= Given problem =
Everything from the first line of the data below through the line that contains "71.5, 70, 69.5];" should be written out exactly, please, and nothing more; the pictures stay out.

** Start Source excerpt **

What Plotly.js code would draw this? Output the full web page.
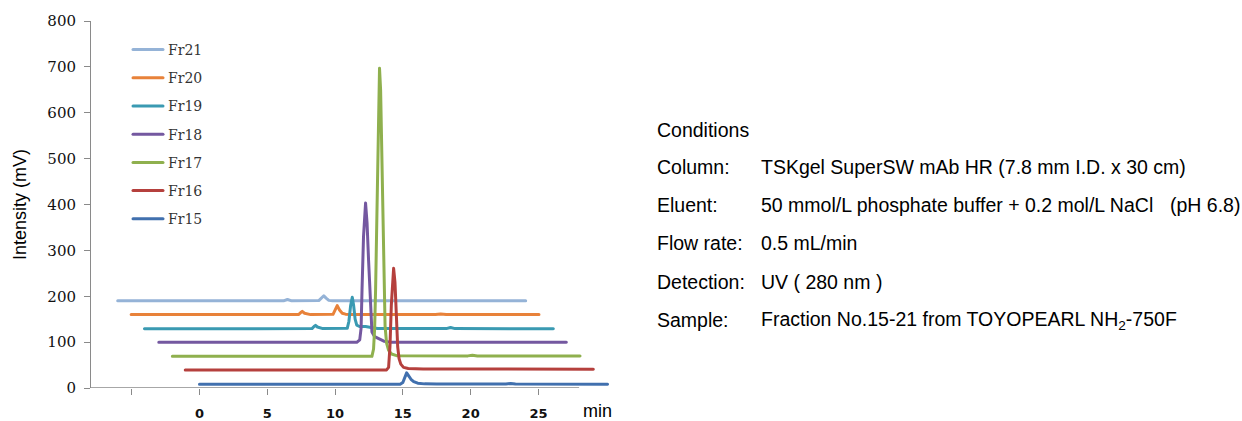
<!DOCTYPE html>
<html>
<head>
<meta charset="utf-8">
<script src="https://cdn.plot.ly/plotly-3.0.1.min.js"></script>
<style>
  html, body { margin: 0; padding: 0; background: #fff; }
  #chart { width: 1242px; height: 421px; }
  #chart .js-line { stroke-linejoin: round !important; stroke-linecap: round !important; }
</style>
</head>
<body>
<div id="chart"></div>
<script>
// ---- Data (x = displayed minutes, y = displayed mV) ----
var seriesNames = ['Fr21', 'Fr20', 'Fr19', 'Fr18', 'Fr17', 'Fr16', 'Fr15'];

var fr21X = [-6.03, 6.2, 6.49, 6.8, 8.8, 9.0, 9.17, 9.34, 9.54, 9.82, 24.06];
var fr21Y = [190, 190, 193, 190, 190.5, 196, 201, 196, 191, 190, 190];

var fr20X = [-5.04, 7.3, 7.45, 7.58, 7.75, 7.95, 8.2, 9.85, 10.0, 10.16, 10.33, 10.53, 10.77, 11.14, 17.4, 17.79, 18.2, 25.04];
var fr20Y = [160, 160, 164, 167, 163, 161, 160, 160.5, 170, 179.5, 170, 163, 161, 160, 160, 161.5, 160, 160];

var fr19X = [-4.06, 8.3, 8.45, 8.56, 8.7, 8.9, 9.1, 10.9, 11.02, 11.15, 11.27, 11.37, 11.48, 11.6, 11.8, 12.25, 12.65, 12.86, 13.15, 18.2, 18.52, 18.85, 26.1];
var fr19Y = [129, 129.5, 134, 136.5, 133, 130.5, 129.5, 130, 145, 180, 198, 180, 150, 137, 134, 134, 133, 131, 129.5, 129.5, 132, 129.5, 129];

var fr18X = [-3.0, 11.6, 11.82, 11.92, 11.99, 12.1, 12.25, 12.36, 12.47, 12.57, 12.64, 12.72, 12.92, 13.21, 13.6, 14.1, 20.2, 20.5, 20.8, 27.06];
var fr18Y = [99.5, 99.5, 105, 130, 214, 330, 403, 360, 280, 214, 150, 122, 112, 107, 102, 100, 100, 101.5, 100, 99.5];

var fr17X = [-2.0, 12.72, 12.84, 12.92, 12.99, 13.11, 13.21, 13.28, 13.36, 13.48, 13.62, 13.69, 13.8, 13.95, 14.17, 14.54, 19.8, 20.13, 20.5, 28.07];
var fr17Y = [69, 69, 85, 130, 214, 447, 650, 697, 650, 447, 214, 135, 98, 82, 74, 70.5, 70, 71.5, 70, 69.5];

var fr16X = [-1.05, 13.8, 13.95, 14.05, 14.15, 14.25, 14.32, 14.42, 14.52, 14.62, 14.72, 14.85, 15.05, 15.4, 16.5, 21.6, 21.97, 22.3, 29.05];
var fr16Y = [39.5, 39.5, 45, 90, 180, 250, 261, 230, 150, 90, 64, 52, 45, 42.5, 41.5, 41.5, 43, 41.5, 41];

var fr15X = [0, 14.8, 15.0, 15.15, 15.28, 15.42, 15.6, 15.8, 16.1, 16.6, 17.5, 22.6, 22.95, 23.3, 30.1];
var fr15Y = [8, 8, 12, 25, 33, 27, 19, 14, 10.5, 9, 8.5, 8.5, 10, 8.5, 8];

var xTickVals = [0, 5, 10, 15, 20, 25];
var xTickText = ['0', '5', '10', '15', '20', '25'];
var xMinorTickVals = [-5];
var yTickVals = [0, 100, 200, 300, 400, 500, 600, 700, 800];

var condLabels = ['Column:', 'Eluent:', 'Flow rate:', 'Detection:', 'Sample:'];
var condValues = [
  'TSKgel SuperSW mAb HR (7.8 mm I.D. x 30 cm)',
  '50 mmol/L phosphate buffer + 0.2 mol/L NaCl',
  '0.5 mL/min',
  'UV ( 280 nm )',
  'Fraction No.15-21 from TOYOPEARL NH<sub>2</sub>-750F'
];

// ---- Styling ----
var xs = [fr21X, fr20X, fr19X, fr18X, fr17X, fr16X, fr15X];
var ys = [fr21Y, fr20Y, fr19Y, fr18Y, fr17Y, fr16Y, fr15Y];
var colors = ['#95B3D7', '#E8823A', '#3A9AB2', '#7458A0', '#8FB04E', '#B5403D', '#4170AE'];

var traces = seriesNames.map(function (n, i) {
  return {
    type: 'scatter', mode: 'lines', name: n, legendgroup: n,
    x: xs[i], y: ys[i],
    line: { color: colors[i], width: 3 },
    hoverinfo: 'skip'
  };
});

var M = { l: 91, r: 629, t: 21, b: 33 };
var W = 1242, H = 421;
var plotW = W - M.l - M.r, plotH = H - M.t - M.b;
function px(xp) { return (xp - M.l) / plotW; }
function py(yp) { return (H - M.b - yp) / plotH; }

var txtFont = { family: 'Liberation Sans, Arial, sans-serif', size: 19.5, color: '#000' };
var annotations = [
  { text: 'Intensity (mV)', textangle: -90, xref: 'paper', yref: 'paper',
    x: px(20), y: py(205), xanchor: 'center', yanchor: 'middle', showarrow: false,
    font: { family: 'Liberation Sans, Arial, sans-serif', size: 18, color: '#000' } },
  { text: 'min', xref: 'paper', yref: 'paper', x: px(581), y: py(411),
    xanchor: 'left', yanchor: 'middle', showarrow: false,
    font: { family: 'Liberation Sans, Arial, sans-serif', size: 18, color: '#000' } },
  { text: 'Conditions', xref: 'paper', yref: 'paper', x: px(655), y: py(130),
    xanchor: 'left', yanchor: 'middle', showarrow: false, font: txtFont },
  { text: '(pH 6.8)', xref: 'paper', yref: 'paper', x: px(1168), y: py(205),
    xanchor: 'left', yanchor: 'middle', showarrow: false, font: txtFont }
];
var rowY = [167, 205, 243, 282, 320];
condLabels.forEach(function (lab, i) {
  annotations.push({ text: lab, xref: 'paper', yref: 'paper', x: px(655), y: py(rowY[i]),
    xanchor: 'left', yanchor: 'middle', showarrow: false, font: txtFont });
  annotations.push({ text: condValues[i], xref: 'paper', yref: 'paper', x: px(759), y: py(rowY[i]),
    xanchor: 'left', yanchor: 'middle', showarrow: false, font: txtFont });
});

var layout = {
  width: W, height: H,
  margin: M,
  paper_bgcolor: '#fff', plot_bgcolor: '#fff',
  showlegend: true,
  legend: {
    x: px(128), y: py(34), xanchor: 'left', yanchor: 'top',
    bgcolor: 'rgba(0,0,0,0)', borderwidth: 0,
    font: { family: 'DejaVu Serif, serif', size: 14, color: '#333' },
    traceorder: 'grouped', tracegroupgap: 7, itemwidth: 30
  },
  xaxis: {
    range: [-8, 30.5], showgrid: false, zeroline: false, showline: false,
    tickmode: 'array', tickvals: xTickVals, ticktext: xTickText,
    ticks: 'outside', ticklen: 6, tickcolor: '#8a8a8a', tickwidth: 1,
    ticklabelstandoff: 7,
    minor: { tickmode: 'array', tickvals: xMinorTickVals, ticks: 'outside', ticklen: 6,
             tickcolor: '#8a8a8a', tickwidth: 1, showgrid: false },
    tickfont: { family: 'DejaVu Sans, sans-serif', size: 13, color: '#111', weight: 'bold' }
  },
  yaxis: {
    range: [0, 800], showgrid: false, zeroline: false, showline: true,
    linecolor: '#8a8a8a', linewidth: 1,
    tickmode: 'array', tickvals: yTickVals,
    ticks: 'outside', ticklen: 6, tickcolor: '#8a8a8a', tickwidth: 1,
    ticklabelstandoff: 5,
    tickfont: { family: 'DejaVu Serif, serif', size: 15, color: '#111' }
  },
  shapes: [
    { type: 'line', xref: 'x', yref: 'y', x0: -8, x1: 28, y0: 0, y1: 0,
      line: { color: '#8a8a8a', width: 1.5 }, layer: 'below' }
  ],
  annotations: annotations
};

Plotly.newPlot('chart', traces, layout, { staticPlot: true, displayModeBar: false });
</script>
</body>
</html>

** End Source excerpt **

= Result of the task =
What Plotly.js code would draw this? Output the full web page.
<!DOCTYPE html>
<html>
<head>
<meta charset="utf-8">
<script src="https://cdn.plot.ly/plotly-3.0.1.min.js"></script>
<style>
  html, body { margin: 0; padding: 0; background: #fff; }
  #chart { width: 1242px; height: 421px; }
  #chart .js-line { stroke-linejoin: round !important; stroke-linecap: round !important; }
</style>
</head>
<body>
<div id="chart"></div>
<script>
// ---- Data (x = displayed minutes, y = displayed mV) ----
var seriesNames = ['Fr21', 'Fr20', 'Fr19', 'Fr18', 'Fr17', 'Fr16', 'Fr15'];

var fr21X = [-6.03, 6.2, 6.49, 6.8, 8.8, 9.0, 9.17, 9.34, 9.54, 9.82, 24.06];
var fr21Y = [190, 190, 193, 190, 190.5, 196, 201, 196, 191, 190, 190];

var fr20X = [-5.04, 7.3, 7.45, 7.58, 7.75, 7.95, 8.2, 9.85, 10.0, 10.16, 10.33, 10.53, 10.77, 11.14, 17.4, 17.79, 18.2, 25.04];
var fr20Y = [160, 160, 164, 167, 163, 161, 160, 160.5, 170, 179.5, 170, 163, 161, 160, 160, 161.5, 160, 160];

var fr19X = [-4.06, 8.3, 8.45, 8.56, 8.7, 8.9, 9.1, 10.9, 11.02, 11.15, 11.27, 11.37, 11.48, 11.6, 11.8, 12.25, 12.65, 12.86, 13.15, 18.2, 18.52, 18.85, 26.1];
var fr19Y = [129, 129.5, 134, 136.5, 133, 130.5, 129.5, 130, 145, 180, 198, 180, 150, 137, 134, 134, 133, 131, 129.5, 129.5, 132, 129.5, 129];

var fr18X = [-3.0, 11.6, 11.82, 11.92, 11.99, 12.1, 12.25, 12.36, 12.47, 12.57, 12.64, 12.72, 12.92, 13.21, 13.6, 14.1, 20.2, 20.5, 20.8, 27.06];
var fr18Y = [99.5, 99.5, 105, 130, 214, 330, 403, 360, 280, 214, 150, 122, 112, 107, 102, 100, 100, 101.5, 100, 99.5];

var fr17X = [-2.0, 12.72, 12.84, 12.92, 12.99, 13.11, 13.21, 13.28, 13.36, 13.48, 13.62, 13.69, 13.8, 13.95, 14.17, 14.54, 19.8, 20.13, 20.5, 28.07];
var fr17Y = [69, 69, 85, 130, 214, 447, 650, 697, 650, 447, 214, 135, 98, 82, 74, 70.5, 70, 71.5, 70, 69.5];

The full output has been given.